* **EXERCISE OBJECTIVE**: Below are the records; extract from them the line containing "Write the matplotlib code for this chart." to the line containing "plt.rcParams['font.family'] = ['Liberation", both lines included, exactly and with no pictures.

(Charts and diagrams as code)
□ □ □ □ □
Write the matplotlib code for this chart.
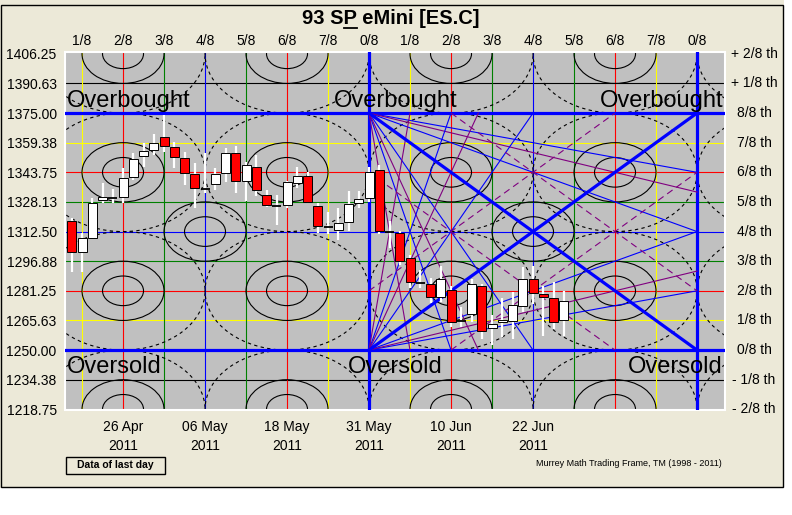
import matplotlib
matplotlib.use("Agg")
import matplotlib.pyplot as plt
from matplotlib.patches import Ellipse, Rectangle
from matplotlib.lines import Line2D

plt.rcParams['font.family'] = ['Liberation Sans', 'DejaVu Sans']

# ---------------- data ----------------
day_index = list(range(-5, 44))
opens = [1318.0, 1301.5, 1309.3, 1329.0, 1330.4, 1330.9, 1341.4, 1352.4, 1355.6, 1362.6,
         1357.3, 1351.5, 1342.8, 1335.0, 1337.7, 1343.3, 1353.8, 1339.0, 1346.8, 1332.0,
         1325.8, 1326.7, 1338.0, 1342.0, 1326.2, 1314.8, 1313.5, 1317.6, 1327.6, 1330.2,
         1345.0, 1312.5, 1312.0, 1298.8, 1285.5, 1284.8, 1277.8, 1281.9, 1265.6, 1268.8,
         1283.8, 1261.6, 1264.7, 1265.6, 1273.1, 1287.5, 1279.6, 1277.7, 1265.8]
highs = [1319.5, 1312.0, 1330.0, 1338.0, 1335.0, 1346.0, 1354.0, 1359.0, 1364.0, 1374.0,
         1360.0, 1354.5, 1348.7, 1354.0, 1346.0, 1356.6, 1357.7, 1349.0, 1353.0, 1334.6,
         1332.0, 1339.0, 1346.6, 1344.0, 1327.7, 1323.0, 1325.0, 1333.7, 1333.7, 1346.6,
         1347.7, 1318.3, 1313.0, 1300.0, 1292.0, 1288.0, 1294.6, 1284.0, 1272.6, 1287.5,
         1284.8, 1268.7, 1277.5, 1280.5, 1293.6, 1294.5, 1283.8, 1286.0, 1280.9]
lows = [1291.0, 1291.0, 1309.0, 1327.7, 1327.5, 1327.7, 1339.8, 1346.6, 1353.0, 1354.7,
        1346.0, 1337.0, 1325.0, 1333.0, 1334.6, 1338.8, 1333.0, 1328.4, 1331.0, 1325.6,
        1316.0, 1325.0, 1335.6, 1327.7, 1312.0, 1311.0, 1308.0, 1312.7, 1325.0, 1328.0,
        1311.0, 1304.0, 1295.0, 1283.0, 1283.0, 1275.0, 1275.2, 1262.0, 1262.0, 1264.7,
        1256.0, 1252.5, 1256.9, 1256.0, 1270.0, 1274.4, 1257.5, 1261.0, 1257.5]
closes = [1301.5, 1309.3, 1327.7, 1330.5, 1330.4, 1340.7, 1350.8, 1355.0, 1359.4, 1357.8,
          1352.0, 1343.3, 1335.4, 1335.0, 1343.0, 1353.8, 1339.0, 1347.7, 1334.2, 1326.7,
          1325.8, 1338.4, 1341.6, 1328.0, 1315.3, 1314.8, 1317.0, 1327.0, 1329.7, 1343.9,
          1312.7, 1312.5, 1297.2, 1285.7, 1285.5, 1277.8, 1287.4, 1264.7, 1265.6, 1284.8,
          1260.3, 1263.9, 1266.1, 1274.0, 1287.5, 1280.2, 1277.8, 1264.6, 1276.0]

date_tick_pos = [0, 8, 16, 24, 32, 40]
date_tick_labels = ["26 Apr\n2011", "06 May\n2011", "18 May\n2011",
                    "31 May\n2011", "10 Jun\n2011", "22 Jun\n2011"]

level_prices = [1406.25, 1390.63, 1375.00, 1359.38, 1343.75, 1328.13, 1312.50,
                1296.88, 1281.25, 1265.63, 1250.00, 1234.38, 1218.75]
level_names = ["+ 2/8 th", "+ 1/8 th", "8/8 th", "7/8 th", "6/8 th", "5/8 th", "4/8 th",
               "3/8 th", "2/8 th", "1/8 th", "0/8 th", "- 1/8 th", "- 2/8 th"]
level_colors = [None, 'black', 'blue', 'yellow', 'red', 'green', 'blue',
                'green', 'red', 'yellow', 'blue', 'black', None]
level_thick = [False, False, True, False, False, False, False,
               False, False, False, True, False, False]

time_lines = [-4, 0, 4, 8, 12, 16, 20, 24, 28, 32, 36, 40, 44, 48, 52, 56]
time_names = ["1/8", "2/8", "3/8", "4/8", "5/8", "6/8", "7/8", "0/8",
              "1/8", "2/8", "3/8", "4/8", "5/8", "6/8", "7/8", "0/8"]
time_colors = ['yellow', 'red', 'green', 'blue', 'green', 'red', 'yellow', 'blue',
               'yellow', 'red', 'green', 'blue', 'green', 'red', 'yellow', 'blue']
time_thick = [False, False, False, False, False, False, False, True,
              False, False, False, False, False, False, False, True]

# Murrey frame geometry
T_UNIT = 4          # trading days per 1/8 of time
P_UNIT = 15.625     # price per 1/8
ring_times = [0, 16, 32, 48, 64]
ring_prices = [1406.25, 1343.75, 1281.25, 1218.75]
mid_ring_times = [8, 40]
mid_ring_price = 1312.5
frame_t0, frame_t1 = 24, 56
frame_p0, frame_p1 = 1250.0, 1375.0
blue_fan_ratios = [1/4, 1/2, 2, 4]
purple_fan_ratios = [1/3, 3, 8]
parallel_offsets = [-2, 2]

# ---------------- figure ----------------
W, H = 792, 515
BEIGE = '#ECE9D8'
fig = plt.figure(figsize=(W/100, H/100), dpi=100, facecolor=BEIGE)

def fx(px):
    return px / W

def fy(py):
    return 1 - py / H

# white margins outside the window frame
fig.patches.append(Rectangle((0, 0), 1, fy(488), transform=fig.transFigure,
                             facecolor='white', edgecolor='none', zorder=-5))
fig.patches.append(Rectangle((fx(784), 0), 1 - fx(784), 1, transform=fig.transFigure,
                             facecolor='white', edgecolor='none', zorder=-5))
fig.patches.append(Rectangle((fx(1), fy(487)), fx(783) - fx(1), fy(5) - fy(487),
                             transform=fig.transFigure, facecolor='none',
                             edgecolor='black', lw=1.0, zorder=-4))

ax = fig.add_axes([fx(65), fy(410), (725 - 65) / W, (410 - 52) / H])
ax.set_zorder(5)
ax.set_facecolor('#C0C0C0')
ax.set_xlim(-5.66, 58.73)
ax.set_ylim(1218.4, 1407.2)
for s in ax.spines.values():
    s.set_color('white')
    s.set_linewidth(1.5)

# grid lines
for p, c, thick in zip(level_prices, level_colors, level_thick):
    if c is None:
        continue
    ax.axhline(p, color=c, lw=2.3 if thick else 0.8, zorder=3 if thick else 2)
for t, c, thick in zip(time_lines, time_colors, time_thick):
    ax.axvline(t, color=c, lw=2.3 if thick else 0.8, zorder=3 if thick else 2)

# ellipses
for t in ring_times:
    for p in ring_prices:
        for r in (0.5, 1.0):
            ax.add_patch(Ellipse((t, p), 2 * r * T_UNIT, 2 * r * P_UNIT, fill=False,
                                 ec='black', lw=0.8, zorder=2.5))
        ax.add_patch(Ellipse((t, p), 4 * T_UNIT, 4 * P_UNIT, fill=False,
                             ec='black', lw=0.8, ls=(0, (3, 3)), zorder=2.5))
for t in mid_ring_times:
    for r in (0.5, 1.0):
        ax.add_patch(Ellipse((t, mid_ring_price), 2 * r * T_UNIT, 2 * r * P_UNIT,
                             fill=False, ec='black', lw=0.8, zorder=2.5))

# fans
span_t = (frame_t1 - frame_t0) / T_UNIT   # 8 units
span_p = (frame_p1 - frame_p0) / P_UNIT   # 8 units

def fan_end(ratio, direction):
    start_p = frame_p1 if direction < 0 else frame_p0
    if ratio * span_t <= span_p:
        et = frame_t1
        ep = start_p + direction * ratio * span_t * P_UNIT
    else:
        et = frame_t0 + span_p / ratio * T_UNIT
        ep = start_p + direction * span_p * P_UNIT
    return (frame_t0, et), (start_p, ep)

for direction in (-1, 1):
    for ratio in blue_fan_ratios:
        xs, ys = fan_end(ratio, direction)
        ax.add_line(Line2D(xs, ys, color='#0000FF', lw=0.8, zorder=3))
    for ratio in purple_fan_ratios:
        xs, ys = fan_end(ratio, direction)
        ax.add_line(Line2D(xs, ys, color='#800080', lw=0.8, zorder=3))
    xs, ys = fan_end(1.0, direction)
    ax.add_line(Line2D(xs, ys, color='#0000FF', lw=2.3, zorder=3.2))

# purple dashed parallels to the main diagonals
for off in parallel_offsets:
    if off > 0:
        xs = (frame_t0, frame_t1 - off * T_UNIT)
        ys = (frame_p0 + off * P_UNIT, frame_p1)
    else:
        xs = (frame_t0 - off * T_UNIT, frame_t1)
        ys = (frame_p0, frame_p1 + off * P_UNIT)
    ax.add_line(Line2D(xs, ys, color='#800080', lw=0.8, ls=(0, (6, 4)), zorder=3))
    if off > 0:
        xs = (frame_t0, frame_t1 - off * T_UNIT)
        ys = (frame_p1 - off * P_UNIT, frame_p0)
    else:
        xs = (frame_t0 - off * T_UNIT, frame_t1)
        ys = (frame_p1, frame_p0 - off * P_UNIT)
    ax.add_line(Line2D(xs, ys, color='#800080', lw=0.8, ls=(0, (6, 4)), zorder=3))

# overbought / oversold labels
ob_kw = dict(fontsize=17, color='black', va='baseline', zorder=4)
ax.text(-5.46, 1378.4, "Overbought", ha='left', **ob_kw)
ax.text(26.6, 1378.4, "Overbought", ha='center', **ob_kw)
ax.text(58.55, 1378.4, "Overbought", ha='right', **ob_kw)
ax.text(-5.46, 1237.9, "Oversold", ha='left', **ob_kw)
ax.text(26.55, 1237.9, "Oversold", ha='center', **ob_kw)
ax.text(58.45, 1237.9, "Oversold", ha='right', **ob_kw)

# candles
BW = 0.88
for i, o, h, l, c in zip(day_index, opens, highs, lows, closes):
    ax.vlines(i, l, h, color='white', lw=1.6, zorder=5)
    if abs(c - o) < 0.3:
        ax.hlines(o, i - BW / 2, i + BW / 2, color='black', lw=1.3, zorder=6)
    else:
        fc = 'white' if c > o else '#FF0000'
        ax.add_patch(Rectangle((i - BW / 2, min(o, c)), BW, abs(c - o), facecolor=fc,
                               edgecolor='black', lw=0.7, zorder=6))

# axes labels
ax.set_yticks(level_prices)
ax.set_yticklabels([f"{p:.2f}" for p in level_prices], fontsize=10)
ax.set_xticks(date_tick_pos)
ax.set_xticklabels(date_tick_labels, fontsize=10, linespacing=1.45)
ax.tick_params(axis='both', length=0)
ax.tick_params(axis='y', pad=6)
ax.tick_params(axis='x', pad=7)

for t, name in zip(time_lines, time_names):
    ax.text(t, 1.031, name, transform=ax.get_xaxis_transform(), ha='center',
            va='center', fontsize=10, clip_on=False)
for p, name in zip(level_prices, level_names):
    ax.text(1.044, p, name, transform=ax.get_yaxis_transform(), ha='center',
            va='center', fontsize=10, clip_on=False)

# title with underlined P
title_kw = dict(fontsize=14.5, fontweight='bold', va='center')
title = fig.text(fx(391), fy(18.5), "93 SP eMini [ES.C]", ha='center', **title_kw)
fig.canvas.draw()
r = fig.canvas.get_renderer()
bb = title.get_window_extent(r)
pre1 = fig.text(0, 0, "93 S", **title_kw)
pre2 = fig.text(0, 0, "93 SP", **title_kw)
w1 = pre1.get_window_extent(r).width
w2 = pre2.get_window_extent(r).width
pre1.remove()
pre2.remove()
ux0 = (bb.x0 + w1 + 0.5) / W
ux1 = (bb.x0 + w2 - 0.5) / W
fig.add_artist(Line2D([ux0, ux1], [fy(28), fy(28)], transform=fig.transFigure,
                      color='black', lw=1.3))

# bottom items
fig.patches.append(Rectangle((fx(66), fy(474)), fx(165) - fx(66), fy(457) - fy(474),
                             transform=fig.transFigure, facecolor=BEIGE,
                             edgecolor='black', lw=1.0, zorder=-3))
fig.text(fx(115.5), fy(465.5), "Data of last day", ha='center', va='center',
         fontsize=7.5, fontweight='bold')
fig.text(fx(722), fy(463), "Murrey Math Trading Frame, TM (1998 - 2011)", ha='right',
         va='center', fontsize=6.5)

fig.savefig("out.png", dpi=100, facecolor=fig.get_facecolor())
□ □ □ □ □
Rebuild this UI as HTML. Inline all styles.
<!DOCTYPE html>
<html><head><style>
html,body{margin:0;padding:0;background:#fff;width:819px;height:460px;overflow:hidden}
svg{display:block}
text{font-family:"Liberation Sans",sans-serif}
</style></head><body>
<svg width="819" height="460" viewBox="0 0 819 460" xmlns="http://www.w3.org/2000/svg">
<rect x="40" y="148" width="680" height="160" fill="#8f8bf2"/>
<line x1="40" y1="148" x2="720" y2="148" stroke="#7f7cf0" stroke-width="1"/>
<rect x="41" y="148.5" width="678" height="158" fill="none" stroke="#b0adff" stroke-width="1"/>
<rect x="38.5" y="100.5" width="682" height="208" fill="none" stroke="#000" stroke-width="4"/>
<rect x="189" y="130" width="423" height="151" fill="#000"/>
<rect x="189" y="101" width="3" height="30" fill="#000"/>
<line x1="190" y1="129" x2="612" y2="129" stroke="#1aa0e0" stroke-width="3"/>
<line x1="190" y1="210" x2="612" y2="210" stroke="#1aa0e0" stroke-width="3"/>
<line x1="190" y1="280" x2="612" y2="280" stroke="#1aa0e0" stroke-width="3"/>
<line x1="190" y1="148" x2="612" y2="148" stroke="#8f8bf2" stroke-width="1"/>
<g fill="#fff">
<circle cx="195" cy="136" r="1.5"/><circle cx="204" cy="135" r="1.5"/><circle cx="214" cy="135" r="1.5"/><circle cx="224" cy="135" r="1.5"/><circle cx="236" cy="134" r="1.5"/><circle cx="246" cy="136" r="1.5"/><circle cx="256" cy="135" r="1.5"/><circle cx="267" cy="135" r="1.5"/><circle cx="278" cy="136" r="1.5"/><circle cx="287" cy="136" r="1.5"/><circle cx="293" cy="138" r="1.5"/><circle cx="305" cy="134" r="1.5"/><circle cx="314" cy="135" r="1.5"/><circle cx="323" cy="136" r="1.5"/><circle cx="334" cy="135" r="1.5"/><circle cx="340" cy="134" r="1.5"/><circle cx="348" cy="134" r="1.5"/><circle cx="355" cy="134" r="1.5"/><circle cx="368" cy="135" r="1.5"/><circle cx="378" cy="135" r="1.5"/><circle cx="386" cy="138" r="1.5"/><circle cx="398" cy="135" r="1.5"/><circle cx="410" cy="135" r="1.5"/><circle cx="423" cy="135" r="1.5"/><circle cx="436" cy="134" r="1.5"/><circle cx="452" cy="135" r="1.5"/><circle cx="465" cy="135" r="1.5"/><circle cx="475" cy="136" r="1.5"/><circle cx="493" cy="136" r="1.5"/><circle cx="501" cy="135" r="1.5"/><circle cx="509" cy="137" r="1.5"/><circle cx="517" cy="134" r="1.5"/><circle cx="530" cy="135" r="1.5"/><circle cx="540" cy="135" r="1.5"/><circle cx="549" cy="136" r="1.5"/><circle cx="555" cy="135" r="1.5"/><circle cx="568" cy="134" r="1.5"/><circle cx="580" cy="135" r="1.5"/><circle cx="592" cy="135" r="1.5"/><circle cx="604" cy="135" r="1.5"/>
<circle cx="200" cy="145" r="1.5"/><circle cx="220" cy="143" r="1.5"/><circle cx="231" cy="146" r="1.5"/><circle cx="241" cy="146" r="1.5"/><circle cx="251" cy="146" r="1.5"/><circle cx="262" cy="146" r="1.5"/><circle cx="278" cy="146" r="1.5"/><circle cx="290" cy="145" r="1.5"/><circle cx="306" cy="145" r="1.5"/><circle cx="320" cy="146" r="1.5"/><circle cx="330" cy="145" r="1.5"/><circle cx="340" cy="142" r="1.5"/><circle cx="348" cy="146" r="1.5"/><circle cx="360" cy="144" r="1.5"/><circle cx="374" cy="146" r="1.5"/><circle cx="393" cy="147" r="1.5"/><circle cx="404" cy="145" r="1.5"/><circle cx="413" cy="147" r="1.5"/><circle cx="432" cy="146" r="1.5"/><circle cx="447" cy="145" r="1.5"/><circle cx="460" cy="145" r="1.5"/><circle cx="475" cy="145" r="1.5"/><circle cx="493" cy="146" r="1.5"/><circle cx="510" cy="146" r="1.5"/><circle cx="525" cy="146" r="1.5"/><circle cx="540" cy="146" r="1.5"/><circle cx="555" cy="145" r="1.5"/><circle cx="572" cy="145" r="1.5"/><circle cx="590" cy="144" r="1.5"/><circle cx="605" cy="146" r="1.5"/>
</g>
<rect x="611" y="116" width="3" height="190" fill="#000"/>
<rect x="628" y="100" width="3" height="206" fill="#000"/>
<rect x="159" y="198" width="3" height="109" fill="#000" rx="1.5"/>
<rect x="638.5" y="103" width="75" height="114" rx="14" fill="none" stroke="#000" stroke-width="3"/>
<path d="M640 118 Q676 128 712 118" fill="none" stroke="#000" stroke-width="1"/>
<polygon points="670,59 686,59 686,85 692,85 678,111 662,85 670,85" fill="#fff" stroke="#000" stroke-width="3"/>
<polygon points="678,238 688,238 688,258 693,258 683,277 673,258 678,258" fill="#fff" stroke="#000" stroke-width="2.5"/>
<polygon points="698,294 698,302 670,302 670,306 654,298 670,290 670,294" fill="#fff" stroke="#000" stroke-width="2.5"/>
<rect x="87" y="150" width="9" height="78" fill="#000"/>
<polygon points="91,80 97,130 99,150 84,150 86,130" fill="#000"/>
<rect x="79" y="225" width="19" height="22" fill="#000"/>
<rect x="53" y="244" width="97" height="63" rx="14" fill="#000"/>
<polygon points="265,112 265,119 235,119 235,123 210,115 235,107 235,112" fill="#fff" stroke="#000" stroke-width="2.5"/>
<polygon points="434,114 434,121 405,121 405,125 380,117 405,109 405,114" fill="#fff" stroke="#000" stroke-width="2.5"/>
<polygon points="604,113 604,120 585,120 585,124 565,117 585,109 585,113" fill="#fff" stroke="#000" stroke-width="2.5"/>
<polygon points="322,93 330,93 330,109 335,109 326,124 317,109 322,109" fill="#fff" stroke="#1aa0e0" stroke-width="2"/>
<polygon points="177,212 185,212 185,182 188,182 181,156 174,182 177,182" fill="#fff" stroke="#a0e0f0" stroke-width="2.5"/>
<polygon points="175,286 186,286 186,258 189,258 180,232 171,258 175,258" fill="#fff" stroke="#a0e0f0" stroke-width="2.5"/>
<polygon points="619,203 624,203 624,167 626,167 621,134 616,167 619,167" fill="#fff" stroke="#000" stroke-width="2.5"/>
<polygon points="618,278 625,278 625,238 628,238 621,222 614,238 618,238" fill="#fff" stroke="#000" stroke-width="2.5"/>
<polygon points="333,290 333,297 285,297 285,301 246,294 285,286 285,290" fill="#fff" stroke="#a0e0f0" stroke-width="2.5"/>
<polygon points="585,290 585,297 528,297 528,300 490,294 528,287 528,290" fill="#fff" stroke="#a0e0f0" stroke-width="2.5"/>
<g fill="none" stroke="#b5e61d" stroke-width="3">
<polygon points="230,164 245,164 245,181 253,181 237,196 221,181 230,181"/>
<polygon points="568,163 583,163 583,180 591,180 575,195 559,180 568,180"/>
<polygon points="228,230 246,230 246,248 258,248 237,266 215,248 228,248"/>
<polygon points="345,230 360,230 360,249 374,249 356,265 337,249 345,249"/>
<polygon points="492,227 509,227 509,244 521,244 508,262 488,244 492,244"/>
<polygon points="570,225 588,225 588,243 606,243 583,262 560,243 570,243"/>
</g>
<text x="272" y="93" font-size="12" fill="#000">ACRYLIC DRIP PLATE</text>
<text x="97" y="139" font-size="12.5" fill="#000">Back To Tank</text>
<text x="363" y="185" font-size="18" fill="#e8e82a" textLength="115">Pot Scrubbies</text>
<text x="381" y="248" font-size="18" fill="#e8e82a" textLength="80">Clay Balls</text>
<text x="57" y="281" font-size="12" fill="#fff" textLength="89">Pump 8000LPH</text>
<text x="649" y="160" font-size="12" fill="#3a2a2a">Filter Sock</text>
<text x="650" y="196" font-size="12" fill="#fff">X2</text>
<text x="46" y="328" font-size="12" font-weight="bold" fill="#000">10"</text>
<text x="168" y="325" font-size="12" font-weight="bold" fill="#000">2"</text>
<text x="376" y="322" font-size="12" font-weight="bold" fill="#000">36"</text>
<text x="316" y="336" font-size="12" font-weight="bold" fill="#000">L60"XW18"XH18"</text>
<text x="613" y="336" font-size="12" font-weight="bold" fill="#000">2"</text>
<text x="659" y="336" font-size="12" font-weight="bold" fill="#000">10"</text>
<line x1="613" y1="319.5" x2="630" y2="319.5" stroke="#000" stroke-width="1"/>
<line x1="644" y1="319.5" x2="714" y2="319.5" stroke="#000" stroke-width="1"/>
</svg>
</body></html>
□ □ □ □ □
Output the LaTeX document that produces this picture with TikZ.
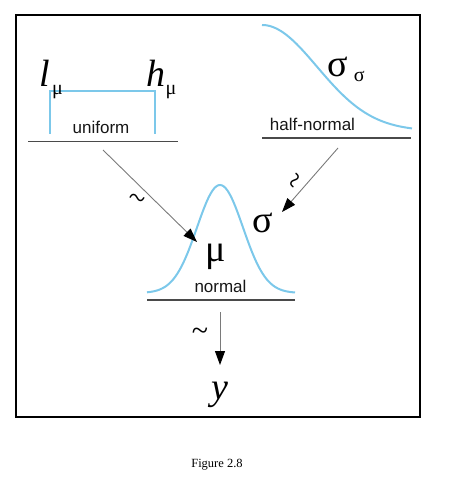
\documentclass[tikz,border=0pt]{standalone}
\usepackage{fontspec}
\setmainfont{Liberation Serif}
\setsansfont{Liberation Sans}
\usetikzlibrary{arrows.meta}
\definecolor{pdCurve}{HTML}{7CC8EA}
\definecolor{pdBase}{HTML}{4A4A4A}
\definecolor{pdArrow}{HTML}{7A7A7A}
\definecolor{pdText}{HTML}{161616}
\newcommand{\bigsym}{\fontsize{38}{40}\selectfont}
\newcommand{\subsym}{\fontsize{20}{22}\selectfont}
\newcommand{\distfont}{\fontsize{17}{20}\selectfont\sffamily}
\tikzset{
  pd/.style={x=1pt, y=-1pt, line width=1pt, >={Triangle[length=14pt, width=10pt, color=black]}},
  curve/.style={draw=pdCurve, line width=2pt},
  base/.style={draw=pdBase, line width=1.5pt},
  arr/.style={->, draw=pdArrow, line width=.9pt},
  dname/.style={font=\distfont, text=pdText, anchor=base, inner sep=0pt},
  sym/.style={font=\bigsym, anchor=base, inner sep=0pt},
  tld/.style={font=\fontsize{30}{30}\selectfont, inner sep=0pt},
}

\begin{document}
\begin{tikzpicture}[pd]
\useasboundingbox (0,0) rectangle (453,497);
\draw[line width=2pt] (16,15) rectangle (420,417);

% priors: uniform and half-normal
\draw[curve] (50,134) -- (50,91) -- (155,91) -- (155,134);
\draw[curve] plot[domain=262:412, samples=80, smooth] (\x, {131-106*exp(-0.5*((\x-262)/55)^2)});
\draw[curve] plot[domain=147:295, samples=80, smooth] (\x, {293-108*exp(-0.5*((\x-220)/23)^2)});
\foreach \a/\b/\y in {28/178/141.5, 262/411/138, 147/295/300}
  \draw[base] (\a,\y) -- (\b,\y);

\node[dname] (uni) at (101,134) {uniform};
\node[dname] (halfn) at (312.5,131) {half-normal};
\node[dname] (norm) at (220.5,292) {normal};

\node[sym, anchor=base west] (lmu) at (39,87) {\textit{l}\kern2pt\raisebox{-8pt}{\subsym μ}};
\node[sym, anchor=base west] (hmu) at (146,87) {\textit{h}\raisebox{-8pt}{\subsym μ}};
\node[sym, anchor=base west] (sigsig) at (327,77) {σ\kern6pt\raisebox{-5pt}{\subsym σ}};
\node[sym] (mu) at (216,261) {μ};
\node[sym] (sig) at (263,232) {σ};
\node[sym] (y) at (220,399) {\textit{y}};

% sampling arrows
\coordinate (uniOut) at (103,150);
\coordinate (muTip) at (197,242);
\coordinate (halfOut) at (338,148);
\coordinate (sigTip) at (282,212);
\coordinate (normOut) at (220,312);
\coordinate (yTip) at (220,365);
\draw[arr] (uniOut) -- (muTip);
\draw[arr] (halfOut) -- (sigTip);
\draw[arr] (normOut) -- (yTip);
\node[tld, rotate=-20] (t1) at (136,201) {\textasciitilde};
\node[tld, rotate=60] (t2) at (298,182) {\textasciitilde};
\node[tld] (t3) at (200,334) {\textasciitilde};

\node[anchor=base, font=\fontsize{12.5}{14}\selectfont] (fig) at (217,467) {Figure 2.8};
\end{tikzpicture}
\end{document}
□ □ □ □ □
* **SOLUTION TO THE EXERCISE**:
Write the matplotlib code for this chart.
import matplotlib
matplotlib.use("Agg")
import matplotlib.pyplot as plt
from matplotlib.patches import Ellipse, Rectangle
from matplotlib.lines import Line2D

plt.rcParams['font.family'] = ['Liberation Sans', 'DejaVu Sans']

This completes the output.